- _Written problem_:
Find the lines with the string "script" and return them.

- _Input for this task_:
--
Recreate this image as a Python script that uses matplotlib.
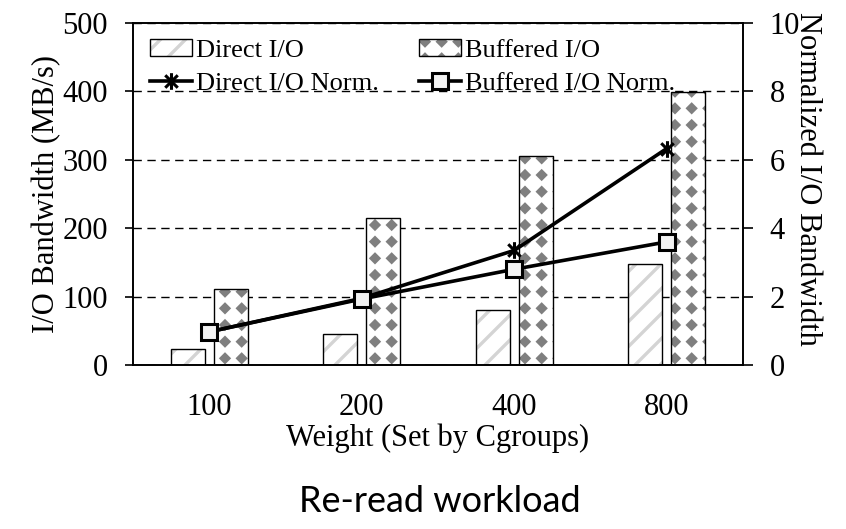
--
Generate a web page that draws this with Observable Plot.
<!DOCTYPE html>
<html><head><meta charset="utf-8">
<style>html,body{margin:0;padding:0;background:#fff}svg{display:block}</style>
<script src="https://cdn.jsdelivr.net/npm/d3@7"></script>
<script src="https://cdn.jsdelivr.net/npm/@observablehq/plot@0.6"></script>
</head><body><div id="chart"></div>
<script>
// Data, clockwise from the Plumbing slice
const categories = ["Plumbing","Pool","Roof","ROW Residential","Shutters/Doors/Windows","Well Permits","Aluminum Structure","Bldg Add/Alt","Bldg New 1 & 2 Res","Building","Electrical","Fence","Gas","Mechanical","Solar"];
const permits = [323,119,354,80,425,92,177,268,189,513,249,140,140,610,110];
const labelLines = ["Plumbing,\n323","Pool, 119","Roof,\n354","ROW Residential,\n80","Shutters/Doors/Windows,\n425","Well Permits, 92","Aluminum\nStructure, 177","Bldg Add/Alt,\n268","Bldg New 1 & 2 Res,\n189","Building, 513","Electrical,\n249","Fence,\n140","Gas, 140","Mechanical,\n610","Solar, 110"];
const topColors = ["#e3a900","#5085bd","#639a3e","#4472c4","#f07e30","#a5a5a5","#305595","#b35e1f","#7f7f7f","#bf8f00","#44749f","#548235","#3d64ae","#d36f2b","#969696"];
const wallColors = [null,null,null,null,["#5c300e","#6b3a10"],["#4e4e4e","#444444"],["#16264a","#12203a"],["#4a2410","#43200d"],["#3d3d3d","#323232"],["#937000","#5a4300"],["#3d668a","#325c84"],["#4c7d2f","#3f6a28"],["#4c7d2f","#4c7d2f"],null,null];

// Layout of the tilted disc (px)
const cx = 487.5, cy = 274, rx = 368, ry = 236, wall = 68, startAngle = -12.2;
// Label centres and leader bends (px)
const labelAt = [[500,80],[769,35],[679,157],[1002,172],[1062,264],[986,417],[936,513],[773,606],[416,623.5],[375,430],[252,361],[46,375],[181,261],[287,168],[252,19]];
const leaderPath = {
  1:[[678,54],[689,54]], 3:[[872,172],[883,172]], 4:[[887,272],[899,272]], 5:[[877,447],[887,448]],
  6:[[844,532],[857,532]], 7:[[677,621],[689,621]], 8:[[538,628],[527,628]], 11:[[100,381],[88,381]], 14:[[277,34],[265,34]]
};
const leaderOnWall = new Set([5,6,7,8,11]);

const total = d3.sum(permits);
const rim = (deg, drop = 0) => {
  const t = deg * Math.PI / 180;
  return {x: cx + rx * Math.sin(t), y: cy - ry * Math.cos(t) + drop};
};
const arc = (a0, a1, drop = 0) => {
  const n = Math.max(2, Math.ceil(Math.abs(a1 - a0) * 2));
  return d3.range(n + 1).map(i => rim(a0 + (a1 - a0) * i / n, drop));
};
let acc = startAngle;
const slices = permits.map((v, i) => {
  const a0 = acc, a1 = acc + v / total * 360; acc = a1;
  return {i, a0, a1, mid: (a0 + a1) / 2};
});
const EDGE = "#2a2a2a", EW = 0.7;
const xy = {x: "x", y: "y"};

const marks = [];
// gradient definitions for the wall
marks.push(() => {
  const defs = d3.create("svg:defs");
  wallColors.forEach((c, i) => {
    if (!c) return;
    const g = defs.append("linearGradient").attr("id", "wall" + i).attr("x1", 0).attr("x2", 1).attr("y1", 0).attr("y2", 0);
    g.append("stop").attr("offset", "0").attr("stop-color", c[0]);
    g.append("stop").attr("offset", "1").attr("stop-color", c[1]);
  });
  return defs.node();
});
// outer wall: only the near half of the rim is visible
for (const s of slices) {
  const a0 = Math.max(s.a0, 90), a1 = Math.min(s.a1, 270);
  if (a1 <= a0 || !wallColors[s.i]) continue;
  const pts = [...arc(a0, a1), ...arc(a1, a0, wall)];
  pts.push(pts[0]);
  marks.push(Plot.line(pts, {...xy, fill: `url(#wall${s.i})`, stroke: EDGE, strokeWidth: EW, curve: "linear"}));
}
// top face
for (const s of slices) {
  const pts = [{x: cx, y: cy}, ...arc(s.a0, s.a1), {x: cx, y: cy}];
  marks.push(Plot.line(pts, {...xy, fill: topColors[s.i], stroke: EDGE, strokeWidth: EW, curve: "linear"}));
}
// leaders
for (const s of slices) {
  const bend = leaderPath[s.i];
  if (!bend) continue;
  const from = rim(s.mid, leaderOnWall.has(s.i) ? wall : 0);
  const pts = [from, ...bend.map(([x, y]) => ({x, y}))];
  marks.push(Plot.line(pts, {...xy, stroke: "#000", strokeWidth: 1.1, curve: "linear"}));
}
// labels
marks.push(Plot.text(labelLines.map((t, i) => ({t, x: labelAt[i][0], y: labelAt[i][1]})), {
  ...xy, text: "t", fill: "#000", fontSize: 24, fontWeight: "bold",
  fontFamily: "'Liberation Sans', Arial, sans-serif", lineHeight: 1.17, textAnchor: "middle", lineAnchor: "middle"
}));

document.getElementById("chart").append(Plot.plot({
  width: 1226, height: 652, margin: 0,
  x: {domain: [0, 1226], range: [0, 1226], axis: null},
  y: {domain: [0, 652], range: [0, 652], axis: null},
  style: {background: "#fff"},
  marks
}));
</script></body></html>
--
- _Response to the exercise_:
Recreate this image as a Python script that uses matplotlib.
<script src="https://cdn.jsdelivr.net/npm/d3@7"></script>
<script src="https://cdn.jsdelivr.net/npm/@observablehq/plot@0.6"></script>
<script>
</script></body></html>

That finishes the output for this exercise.